Las personas deberíamos aprender desde la niñez a ser felices, no perfectas. A tener claro lo que no queremos en nuestras vidas, aunque haya momentos en que no sepamos exactamente lo que queremos ni lo que estamos buscando.

Dependiendo de la etapa de la vida en la que nos encontremos, las personas tendremos percepciones muy distintas en lo que respecta a nuestra escala de valores y prioridades.

A un niño no le podemos exigir las mismas cosas que le exigimos a un adulto, porque su grado de madurez no es el mismo, al haber muchas cosas que aún no ha tenido tiempo de vivir ni de asimilar. En cada una de esas etapas, deberíamos tener licencia para equivocarnos, para ensuciarnos, para desatar nuestras pasiones, para lamernos las heridas, para arrepentirnos o enorgullecernos de lo que hemos hecho, sin sentirnos culpables. Porque nadie tiene la culpa de estar vivo ni de comportarse como una persona viva.

El concepto de normalidad encierra demasiadas ambigüedades, porque tendrá tantas interpretaciones como personas traten de encasillarse en él.

En estadística, existe la llamada curva de distribución normal para analizar datos de diversa índole. Si extrapolásemos los datos a las personas, esta curva nos mostraría una especie de campana en la que los extremos representarían los excesos o los defectos y albergarían a las personas que más se alejan de lo que se considera normalidad. Personas muy excéntricas o muy retraídas se ubicarían en estos extremos, mientras las personas consideradas normales, se concentrarían en el centro de la campana. Esta área de normalidad sería bastante más extensa y en ella podríamos encontrar personas que compartirían una serie de rasgos y divergirían en otros. Seguramente, por muy cerca que se posicionasen en la curva, no seríamos capaces de encontrar dos personas iguales.
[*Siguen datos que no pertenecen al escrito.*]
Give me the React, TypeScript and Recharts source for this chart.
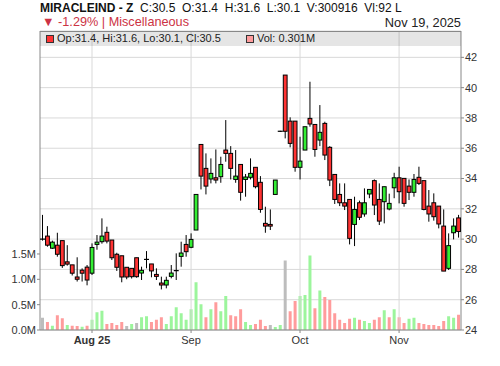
import { ComposedChart, Bar, Cell, XAxis, YAxis, CartesianGrid, ReferenceLine } from "recharts";

// daily OHLC (INR), one entry per trading session
const opens = [
  30.0, 30.2, 29.4, 29.6, 29.9, 28.5, 28.3, 27.5, 27.95, 28.15,
  27.75, 29.65, 29.83, 30.45, 29.94, 29.0, 28.9, 28.14, 28.07, 28.77,
  27.76, 28.66, 28.36, 27.67, 27.1, 26.97, 27.54, 27.88, 28.86, 29.65,
  29.46, 30.6, 36.25, 34.67, 33.97, 34.05, 34.12, 35.88, 35.66, 33.94,
  34.93, 33.94, 34.08, 34.74, 33.75, 31.04, 30.97, 32.95, 37.12, 40.83,
  37.79, 37.79, 34.74, 35.88, 37.97, 37.57, 36.54, 37.64, 36.06, 34.27,
  32.95, 32.4, 32.62, 30.97, 32.4, 31.66, 32.98, 33.86, 32.62, 32.47,
  31.99, 33.39, 34.05, 34.01, 33.5, 33.09, 34.08, 33.86, 32.18, 32.4,
  32.18, 30.86, 28.07, 30.42, 31.4,
];
const highs = [
  31.6, 30.86, 29.9, 30.42, 29.9, 29.6, 28.3, 28.8, 28.07, 28.29,
  29.72, 30.27, 31.37, 30.82, 29.94, 29.1, 28.9, 28.14, 28.07, 28.77,
  28.18, 29.21, 28.36, 28.07, 27.52, 27.52, 28.29, 29.06, 29.83, 30.27,
  30.38, 32.95, 36.25, 35.66, 35.33, 35.92, 35.44, 37.86, 36.14, 35.88,
  34.93, 34.3, 35.33, 34.74, 34.16, 32.14, 31.96, 33.9, 37.15, 40.83,
  38.04, 37.79, 36.76, 37.42, 40.39, 37.57, 38.85, 37.75, 36.14, 34.27,
  33.68, 33.68, 32.62, 32.8, 32.54, 33.35, 33.28, 33.94, 33.68, 33.46,
  33.0, 34.38, 34.78, 34.01, 33.94, 34.3, 34.78, 33.86, 33.24, 33.02,
  32.18, 31.96, 30.38, 31.37, 31.6,
];
const lows = [
  29.9, 29.5, 29.35, 28.84, 28.1, 28.25, 27.6, 27.2, 27.2, 26.95,
  27.63, 29.3, 29.7, 29.72, 28.62, 27.9, 27.15, 27.35, 27.4, 27.45,
  27.3, 28.07, 27.48, 27.3, 26.68, 26.75, 27.41, 27.3, 28.18, 28.84,
  29.4, 30.6, 33.28, 32.95, 33.68, 33.68, 33.72, 35.11, 33.94, 33.72,
  32.54, 32.8, 33.94, 33.35, 31.74, 30.42, 30.6, 32.95, 37.08, 36.65,
  36.06, 34.45, 33.94, 35.88, 37.42, 35.44, 36.14, 35.22, 33.5, 32.32,
  32.18, 31.92, 29.65, 29.54, 31.26, 31.48, 32.7, 31.59, 30.93, 31.04,
  31.9, 32.7, 32.36, 32.14, 32.58, 32.8, 33.57, 31.9, 31.15, 31.22,
  30.71, 27.89, 27.96, 29.98, 30.1,
];
const closes = [
  30.0, 29.6, 29.8, 29.0, 28.25, 28.35, 27.75, 27.35, 27.75, 27.3,
  29.45, 29.8, 30.2, 29.87, 28.77, 28.14, 27.5, 27.5, 27.52, 27.52,
  27.94, 28.66, 27.9, 27.54, 26.97, 27.28, 27.76, 27.92, 29.08, 29.17,
  29.98, 32.95, 34.16, 33.5, 34.34, 33.9, 34.93, 35.66, 34.67, 34.16,
  33.09, 34.1, 34.34, 33.46, 31.96, 30.86, 30.86, 33.9, 37.12, 37.12,
  36.32, 34.74, 35.15, 37.42, 37.6, 35.92, 37.05, 35.55, 33.9, 32.62,
  32.4, 32.18, 30.05, 31.96, 31.44, 32.4, 33.28, 32.25, 31.19, 33.46,
  32.36, 34.05, 33.13, 32.36, 33.09, 33.94, 33.68, 31.96, 31.66, 31.48,
  31.0, 27.89, 29.57, 30.86, 30.5,
];
// volume in millions of shares
const volumes = [
  0.24, 0.16, 0.085, 0.29, 0.23, 0.1, 0.085, 0.08, 0.065, 0.085,
  0.2, 0.35, 0.38, 0.12, 0.14, 0.1, 0.16, 0.08, 0.12, 0.14,
  0.25, 0.27, 0.16, 0.2, 0.25, 0.12, 0.27, 0.45, 0.33, 0.2,
  0.41, 0.94, 0.51, 0.25, 0.41, 0.55, 0.37, 0.67, 0.29, 0.27,
  0.41, 0.16, 0.1, 0.12, 0.2, 0.08, 0.1, 0.06, 0.1, 1.37,
  0.37, 0.57, 0.67, 0.69, 1.47, 0.43, 0.78, 0.65, 0.59, 0.33,
  0.2, 0.14, 0.22, 0.24, 0.2, 0.18, 0.14, 0.2, 0.25, 0.39,
  0.25, 0.41, 0.25, 0.14, 0.22, 0.24, 0.14, 0.12, 0.1, 0.1,
  0.08, 0.18, 0.27, 0.24, 0.301,
];
const firstPrevClose = 30.0;

const monthTickIndex = [10, 30, 52, 72];
const monthTickLabel = ["Aug 25", "Sep", "Oct", "Nov"];
const priceTicks = [24, 26, 28, 30, 32, 34, 36, 38, 40, 42];
const volTicks = [0, 0.5, 1.0, 1.5];

const rows = opens.map((o, i) => ({
  day: i,
  open: o,
  high: highs[i],
  low: lows[i],
  close: closes[i],
  vol: volumes[i],
  prev: i === 0 ? firstPrevClose : closes[i - 1],
}));

const FONT = '"Liberation Sans", Arial, sans-serif';
const PRICE_DOMAIN = [24, 43.74];
const VOL_DOMAIN = [0, 5.9];
const AXIS = "#888";
const GRID = "#d9d9d9";

const volColor = (r) =>
  r.close > r.prev ? "#9cf59c" : r.close < r.prev ? "#ff9c9c" : "#bdbdbd";

const Candle = (props) => {
  const { x, y, width, height, payload } = props;
  const { open, close, high, low } = payload;
  const span = high - low;
  const h = Math.abs(height);
  const top = Math.min(y, y + height);
  const ppu = span > 0 ? h / span : 0;
  const py = (v) => top + (high - v) * ppu;
  const cx = x + width / 2;
  const bTop = py(Math.max(open, close));
  const bBot = py(Math.min(open, close));
  const up = close >= open;
  const bw = 3.8;
  return (
    <g>
      <line x1={cx} x2={cx} y1={py(high)} y2={py(low)} stroke="#000" strokeWidth={1} />
      {bBot - bTop < 1 ? (
        <line x1={cx - 2.5} x2={cx + 2.5} y1={bTop} y2={bTop} stroke="#000" strokeWidth={1.2} />
      ) : (
        <rect
          x={cx - bw / 2}
          y={bTop}
          width={bw}
          height={bBot - bTop}
          fill={up ? "#33ee33" : "#ff3333"}
          stroke="#000"
          strokeWidth={1}
        />
      )}
    </g>
  );
};

const MonthTick = (props) => {
  const { x, y, payload } = props;
  const k = monthTickIndex.indexOf(payload.value);
  if (k < 0) return <g />;
  return (
    <g>
      <line x1={x} x2={x} y1={y} y2={y + 3} stroke={AXIS} />
      <text
        x={x}
        y={y + 14}
        textAnchor="middle"
        fontSize={11}
        fontFamily={FONT}
        fontWeight={k === 0 ? 700 : 400}
        fill="#333"
      >
        {monthTickLabel[k]}
      </text>
    </g>
  );
};

export default function App() {
  const tickStyle = { fontSize: 11, fontFamily: FONT, fill: "#333" };
  return (
    <div style={{ position: "absolute", left: 0, top: 0, width: 500, height: 366, background: "#fff", fontFamily: FONT }}>
      {/* header */}
      <div style={{ position: "absolute", left: 40, top: 1, fontSize: 12, color: "#111", whiteSpace: "pre" }}>
        <b>MIRACLEIND - Z</b>
        {"  C:30.5  O:31.4  H:31.6  L:30.1  V:300916  Vl:92 L"}
      </div>
      <div style={{ position: "absolute", left: 42, top: 15, fontSize: 12.7, color: "#cc3344", whiteSpace: "pre" }}>
        {"▼ -1.29% | Miscellaneous"}
      </div>
      <div style={{ position: "absolute", right: 39, top: 15, fontSize: 12.8, color: "#222", whiteSpace: "pre" }}>
        Nov 19, 2025
      </div>

      {/* volume, grid and axes */}
      <div style={{ position: "absolute", left: 0, top: 0 }}>
        <ComposedChart width={500} height={366} data={rows} margin={{ top: 31, right: 0, bottom: 0, left: 0 }} barCategoryGap={0}>
          <CartesianGrid yAxisId="price" vertical={false} stroke={GRID} />
          <XAxis
            dataKey="day"
            height={36}
            interval={0}
            tickLine={false}
            tickSize={0}
            tickMargin={0}
            stroke={AXIS}
            tick={<MonthTick />}
          />
          <YAxis
            yAxisId="vol"
            orientation="left"
            width={40}
            domain={VOL_DOMAIN}
            ticks={volTicks}
            allowDataOverflow
            tickSize={3}
            tickMargin={1}
            stroke={AXIS}
            tick={tickStyle}
            tickFormatter={(v) => `${v.toFixed(1)}M`}
          />
          <YAxis
            yAxisId="price"
            orientation="right"
            width={39}
            domain={PRICE_DOMAIN}
            ticks={priceTicks}
            allowDataOverflow
            tickSize={3}
            tickMargin={1}
            stroke={AXIS}
            tick={tickStyle}
          />
          {monthTickIndex.map((d) => (
            <ReferenceLine key={d} x={d} yAxisId="price" stroke={GRID} strokeWidth={1} />
          ))}
          <Bar yAxisId="vol" dataKey="vol" barSize={3} isAnimationActive={false}>
            {rows.map((r) => (
              <Cell key={r.day} fill={volColor(r)} />
            ))}
          </Bar>
        </ComposedChart>
      </div>

      {/* candles */}
      <div style={{ position: "absolute", left: 0, top: 0 }}>
        <ComposedChart width={500} height={366} data={rows} margin={{ top: 31, right: 39, bottom: 36, left: 40 }} barCategoryGap={0} barGap={0}>
          <XAxis dataKey="day" hide />
          <YAxis yAxisId="price" hide domain={PRICE_DOMAIN} allowDataOverflow />
          <Bar
            yAxisId="price"
            dataKey={(d) => [d.low, d.high]}
            shape={(p) => <Candle {...p} />}
            isAnimationActive={false}
          />
        </ComposedChart>
      </div>

      {/* legend band */}
      <div
        style={{
          position: "absolute",
          left: 40,
          top: 31,
          width: 421,
          height: 15,
          boxSizing: "border-box",
          borderTop: `1px solid ${AXIS}`,
          background: "rgba(0,0,0,0.1)",
          fontSize: 11,
          color: "#222",
          whiteSpace: "pre",
        }}
      >
        <span style={{ position: "absolute", left: 6, top: 3, width: 6, height: 6, background: "#ff3333", border: "1px solid #333" }} />
        <span style={{ position: "absolute", left: 17, top: 0 }}>Op:31.4, Hi:31.6, Lo:30.1, Cl:30.5</span>
        <span style={{ position: "absolute", left: 206, top: 3, width: 6, height: 6, background: "#ff9c9c", border: "1px solid #333" }} />
        <span style={{ position: "absolute", left: 217, top: 0 }}>Vol: 0.301M</span>
      </div>
    </div>
  );
}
Pero todas serían normales, porque estarían dentro del área de la media.

Nos sorprendería la cantidad de personas que dicha curva habría considerado normales a quienes se les ataca constantemente con la cantinela de “Podrías ser un poco más normal”. Porque, cuando un padre, un hijo, una pareja, alguien que dice ser un amigo, un compañero de trabajo, un jefe o la persona que nos vende cada día el pan nos recriminan nuestra falta de normalidad, no es a nosotros en realidad a quienes consideran no normales, sino a sí mismos. Pues siempre es más fácil ver la paja en el ojo ajeno, que reconocerla en el propio.